Proving two statements are the same (with words).

[angela107]

Homework Statement

Are $(\sqrt{x})^2$ and $\sqrt{x^2}$ always equal for all real numbers x?

Relevant Equations

n/a

As the question asks, I believe this statement is true. At least, technically. It is important to consider the domain of the function. Yes, $sqrt(x)^2 = x$, but $sqrt(x)$ is only defined for nonnegative $x$, whereas $sqrt(x^2)$ is defined for all $x$, since $x^2$ is always nonnegative. The two functions are actually equal where they are both defined.

My question is, have my justified my solution well enough for a reader to understand what I'm saying?

 

[Mark44]

Homework Statement:: Are $(\sqrt{x})^2$ and $\sqrt{x^2}$ always equal for all real numbers x?
Relevant Equations:: n/a

As the question asks, I believe this statement is true. At least, technically. It is important to consider the domain of the function. Yes, $sqrt(x)^2 = x$, but $sqrt(x)$ is only defined for nonnegative $x$, whereas $sqrt(x^2)$ is defined for all $x$, since $x^2$ is always nonnegative.

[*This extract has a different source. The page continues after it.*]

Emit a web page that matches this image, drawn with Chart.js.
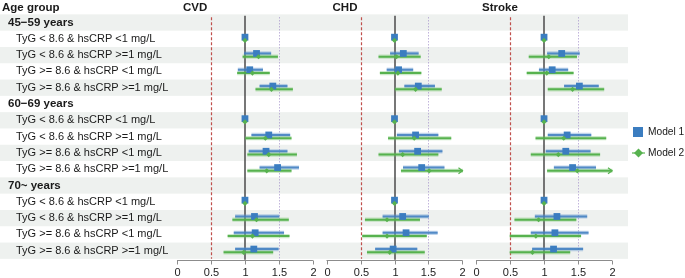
<!DOCTYPE html>
<html>
<head>
<meta charset="utf-8">
<script src="https://cdn.jsdelivr.net/npm/chart.js@4"></script>
<style>
  body { margin: 0; background: #fff; }
  #wrap { width: 685px; height: 278px; }
</style>
</head>
<body>
<div id="wrap"><canvas id="forest" width="685" height="278"></canvas></div>
<script>
// rows of the table
const groups = ["45\u221259 years", "60\u221269 years", "70~ years"];
const categories = [
    "TyG < 8.6 & hsCRP <1 mg/L",
    "TyG < 8.6 & hsCRP >=1 mg/L",
    "TyG >= 8.6 & hsCRP <1 mg/L",
    "TyG >= 8.6 & hsCRP >=1 mg/L"
];
const outcomes = ["CVD", "CHD", "Stroke"];
const tickValues = [0, 0.5, 1, 1.5, 2];
const tickLabels = ["0", "0.5", "1", "1.5", "2"];
const modelNames = ["Model 1", "Model 2"];

// hazard ratios, 3 age groups x 4 categories (first = reference)
const cvdM1 = [1, 1.17, 1.07, 1.41, 1, 1.35, 1.31, 1.48, 1, 1.14, 1.15, 1.13];
const cvdM1Lo = [null, 0.99, 0.90, 1.22, null, 1.10, 1.06, 1.22, null, 0.86, 0.84, 0.86];
const cvdM1Hi = [null, 1.38, 1.26, 1.62, null, 1.66, 1.62, 1.79, null, 1.50, 1.57, 1.49];
const cvdM2 = [1, 1.20, 1.11, 1.39, 1, 1.30, 1.35, 1.32, 1, 1.17, 1.11, 0.98];
const cvdM2Lo = [null, 0.97, 0.89, 1.16, null, 1.01, 1.04, 1.04, null, 0.82, 0.75, 0.69];
const cvdM2Hi = [null, 1.48, 1.36, 1.70, null, 1.68, 1.76, 1.68, null, 1.64, 1.65, 1.41];

const chdM1 = [1, 1.13, 1.06, 1.35, 1, 1.31, 1.34, 1.40, 1, 1.12, 1.17, 0.98];
const chdM1Lo = [null, 0.94, 0.89, 1.15, null, 1.04, 1.07, 1.13, null, 0.83, 0.83, 0.72];
const chdM1Hi = [null, 1.35, 1.27, 1.59, null, 1.64, 1.70, 1.73, null, 1.50, 1.63, 1.33];
const chdM2 = [1, 1.03, 1.05, 1.31, 1, 1.29, 1.12, 1.51, 1, 0.89, 0.89, 0.93];
const chdM2Lo = [null, 0.77, 0.79, 1.01, null, 0.91, 0.77, 1.10, null, 0.57, 0.53, 0.60];
const chdM2Hi = [null, 1.38, 1.39, 1.69, null, 1.83, 1.64, 2.0, null, 1.37, 1.47, 1.44];

const strokeM1 = [1, 1.26, 1.12, 1.52, 1, 1.34, 1.32, 1.42, 1, 1.19, 1.16, 1.14];
const strokeM1Lo = [null, 1.05, 0.93, 1.30, null, 1.06, 1.03, 1.15, null, 0.87, 0.81, 0.83];
const strokeM1Hi = [null, 1.52, 1.35, 1.80, null, 1.69, 1.68, 1.76, null, 1.63, 1.65, 1.57];
const strokeM2 = [1, 1.07, 1.04, 1.42, 1, 1.29, 1.21, 1.49, 1, 0.92, 0.88, 0.83];
const strokeM2Lo = [null, 0.78, 0.75, 1.06, null, 0.88, 0.81, 1.05, null, 0.57, 0.50, 0.50];
const strokeM2Hi = [null, 1.48, 1.43, 1.88, null, 1.91, 1.82, 2.0, null, 1.47, 1.54, 1.38];

const panels = [
    [[cvdM1, cvdM1Lo, cvdM1Hi], [cvdM2, cvdM2Lo, cvdM2Hi]],
    [[chdM1, chdM1Lo, chdM1Hi], [chdM2, chdM2Lo, chdM2Hi]],
    [[strokeM1, strokeM1Lo, strokeM1Hi], [strokeM2, strokeM2Lo, strokeM2Hi]]
];

const PANEL_STEP = 2.2;   // each panel sits on its own 0..2 stretch of one x scale
const BLUE = "#3b7dc0";
const GREEN = "#57b24f";
const CI_HALO = ["rgba(90,145,205,0.38)", "rgba(110,195,100,0.35)"];
const CI_CORE = ["rgba(62,125,192,0.85)", "rgba(80,175,72,0.95)"];
const FONT = "'Liberation Sans', Arial, Helvetica, sans-serif";
const TEXT = "#1a1a1a";

function rowOf(i) {
    return 2 + Math.floor(i / 4) * 5 + (i % 4);
}

let datasets = [];
panels.forEach((models, p) => {
    let off = p * PANEL_STEP;
    models.forEach((m, k) => {
        let dy = k === 0 ? -0.1 : 0.1;
        let ci = [];
        let pts = [];
        m[0].forEach((v, i) => {
            pts.push({ x: v + off, y: rowOf(i) + dy });
            if (m[1][i] != null) ci.push({ x: [m[1][i] + off, m[2][i] + off], y: rowOf(i) + dy });
        });
        // light halo + thin core for the interval
        datasets.push({
            type: "bar", indexAxis: "y", data: ci, grouped: false,
            barThickness: 3.6, backgroundColor: CI_HALO[k],
            borderWidth: 0, clip: false, order: 4 - 2 * k
        });
        datasets.push({
            type: "bar", indexAxis: "y", data: ci, grouped: false,
            barThickness: 1.4, backgroundColor: CI_CORE[k],
            borderWidth: 0, clip: false, order: 3 - 2 * k
        });
        datasets.push({
            type: "scatter",
            data: pts,
            pointStyle: k === 0 ? "rect" : "rectRot",
            radius: k === 0 ? 4.8 : 2.6,
            backgroundColor: k === 0 ? BLUE : GREEN,
            borderWidth: 0,
            clip: false,
            order: -k
        });
    });
});

const forestDecor = {
    id: "forestDecor",
    beforeDatasetsDraw(chart) {
        const ctx = chart.ctx;
        const x = chart.scales.x;
        const y = chart.scales.y;
        const half = Math.abs(y.getPixelForValue(1) - y.getPixelForValue(0)) / 2;
        ctx.save();

        // stripes
        ctx.fillStyle = "#eef1ef";
        for (let r = 1; r <= 15; r += 2) {
            let c = y.getPixelForValue(r);
            ctx.fillRect(0, c - half, 628, half * 2);
        }

        // labels
        ctx.fillStyle = TEXT;
        ctx.textBaseline = "middle";
        ctx.textAlign = "left";
        ctx.font = "bold 11.5px " + FONT;
        ctx.fillText("Age group", 2, 8);
        groups.forEach((g, gi) => {
            ctx.font = "bold 11.5px " + FONT;
            ctx.fillText(g, 8, y.getPixelForValue(1 + gi * 5));
            categories.forEach((c, ci) => {
                ctx.font = "11px " + FONT;
                ctx.fillText(c, 16, y.getPixelForValue(2 + gi * 5 + ci));
            });
        });

        const top = chart.chartArea.top;
        const bottom = chart.chartArea.bottom;
        outcomes.forEach((name, p) => {
            let off = p * PANEL_STEP;
            ctx.font = "bold 11.5px " + FONT;
            ctx.fillStyle = TEXT;
            ctx.fillText(name, x.getPixelForValue(off) + 6, 8);

            // reference lines
            let px = Math.round(x.getPixelForValue(off + 0.5)) + 0.5;
            ctx.strokeStyle = "#c0504d";
            ctx.lineWidth = 1.2;
            ctx.setLineDash([3, 2]);
            ctx.beginPath(); ctx.moveTo(px, top + 3); ctx.lineTo(px, bottom); ctx.stroke();

            px = Math.round(x.getPixelForValue(off + 1.5)) + 0.5;
            ctx.strokeStyle = "#a28fc9";
            ctx.lineWidth = 1;
            ctx.setLineDash([1, 2]);
            ctx.beginPath(); ctx.moveTo(px, top + 3); ctx.lineTo(px, bottom); ctx.stroke();

            px = Math.round(x.getPixelForValue(off + 1));
            ctx.strokeStyle = "#555";
            ctx.lineWidth = 1.6;
            ctx.setLineDash([]);
            ctx.beginPath(); ctx.moveTo(px, top + 1.5); ctx.lineTo(px, bottom + 1); ctx.stroke();

            // x axis
            let ay = Math.round(bottom) + 1.5;
            ctx.strokeStyle = "#8c8c8c";
            ctx.lineWidth = 1;
            ctx.beginPath();
            ctx.moveTo(x.getPixelForValue(off), ay);
            ctx.lineTo(x.getPixelForValue(off + 2), ay);
            ctx.stroke();
            ctx.font = "11px " + FONT;
            ctx.fillStyle = "#222";
            ctx.textAlign = "center";
            tickValues.forEach((t, ti) => {
                let tx = Math.round(x.getPixelForValue(off + t)) + 0.5;
                ctx.beginPath(); ctx.moveTo(tx, ay); ctx.lineTo(tx, ay + 4); ctx.stroke();
                ctx.fillText(tickLabels[ti], tx, ay + 12);
            });
            ctx.textAlign = "left";
        });
        ctx.restore();
    },
    afterDatasetsDraw(chart) {
        const ctx = chart.ctx;
        const x = chart.scales.x;
        const y = chart.scales.y;
        ctx.save();

        // arrow heads where the interval runs past 2
        panels.forEach((models, p) => {
            models.forEach((m, k) => {
                m[2].forEach((hi, i) => {
                    if (hi == null || hi < 2) return;
                    let ax = x.getPixelForValue(p * PANEL_STEP + 2);
                    let ay = y.getPixelForValue(rowOf(i) + (k === 0 ? -0.1 : 0.1));
                    ctx.strokeStyle = k === 0 ? BLUE : GREEN;
                    ctx.lineWidth = 1.2;
                    ctx.beginPath();
                    ctx.moveTo(ax - 4, ay - 3); ctx.lineTo(ax, ay); ctx.lineTo(ax - 4, ay + 3);
                    ctx.stroke();
                });
            });
        });

        // legend
        ctx.font = "10.2px " + FONT;
        ctx.textBaseline = "middle";
        ctx.textAlign = "left";
        let ly = [132, 153];
        ctx.fillStyle = BLUE;
        ctx.fillRect(633, ly[0] - 5, 10, 10);
        ctx.strokeStyle = GREEN;
        ctx.lineWidth = 1.2;
        ctx.beginPath(); ctx.moveTo(632, ly[1]); ctx.lineTo(645, ly[1]); ctx.stroke();
        ctx.fillStyle = GREEN;
        ctx.beginPath();
        ctx.moveTo(638.5, ly[1] - 4.5); ctx.lineTo(643, ly[1]); ctx.lineTo(638.5, ly[1] + 4.5); ctx.lineTo(634, ly[1]);
        ctx.closePath(); ctx.fill();
        ctx.fillStyle = TEXT;
        modelNames.forEach((n, i) => ctx.fillText(n, 648, ly[i]));
        ctx.restore();
    }
};

new Chart(document.getElementById("forest"), {
    type: "scatter",
    data: { datasets: datasets },
    options: {
        responsive: false,
        animation: false,
        events: [],
        layout: { padding: { left: 177, right: 73, top: 14.35, bottom: 19.15 } },
        plugins: { legend: { display: false }, tooltip: { enabled: false } },
        scales: {
            x: { type: "linear", display: false, min: 0, max: 2 * PANEL_STEP + 2, offset: false },
            y: { type: "linear", display: false, min: 0.5, max: 15.5, reverse: true, offset: false }
        }
    },
    plugins: [forestDecor]
});
</script>
</body>
</html>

The two functions are actually equal where they are both defined.

My question is, have my justified my solution well enough for a reader to understand what I'm saying?

First off, those are expressions, not statements.
The question asks whether $(\sqrt{x})^2$ and $\sqrt{x^2}$ are always equal for all real numbers x.
Are the two expressions equal for, say, x = 1?

Keep in mind that where both expressions are defined is not necessarily all real numbers.